Gli occhi puntati su Tunisi questa settimana. La settimana del World Social Forum. Quattro giorni intensi – 24/28 marzo – in cui il meglio della società civile internazionale si incontra per discutere, pianificare, pensare al futuro. A modelli di futuro. Pensarlo in termini diversi da oggi in cui il terrore e la paura sono padroni in un mondo che non ha più confini. Sono passati molti anni da quel primo meeting a Port Alegre, quando il democratico dibattito delle idee sembrava potesse davvero portare a strategie vincenti contro le multinazionali, l’inquinamento, le politiche neo-liberiste a danno di milioni di cittadini.

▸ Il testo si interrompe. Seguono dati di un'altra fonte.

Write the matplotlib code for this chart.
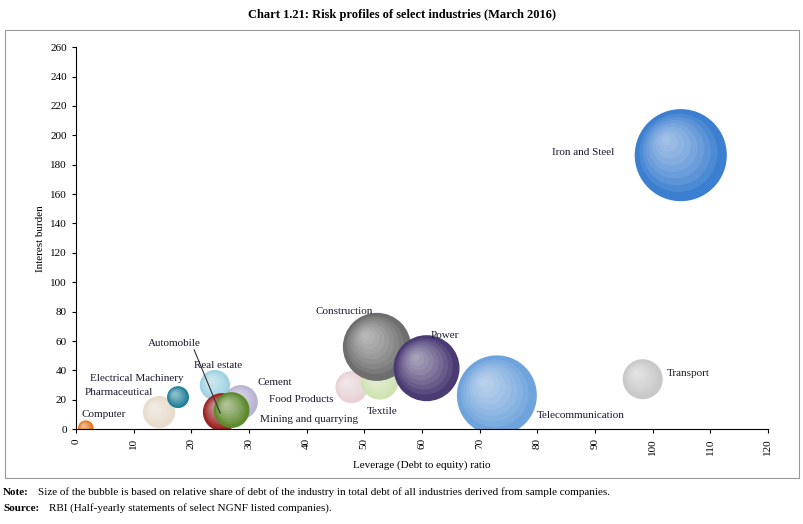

Gli scenari da allora si sono fatti ancora più pesanti.
L’incontro di Tunisi, a pochi giorni dall’attentato terroristico al museo del Bardo, assume connotazioni epocali. Una vera e propria sfida alla capacità delle forze sociali che hanno radici popolari, di incidere sulla lotta al terrorismo e agli strapoteri economici. Una “crisi della civilizzazione” la si definisce chiaramente, e il contesto e gli obiettivi dell’evento di quest’anno, suonano ancora più incisivi e significativi di quanto fossero in passato.
Perché pace e giustizia sociale sono imperativi categorici per il mondo intero, non per mondi privilegiati.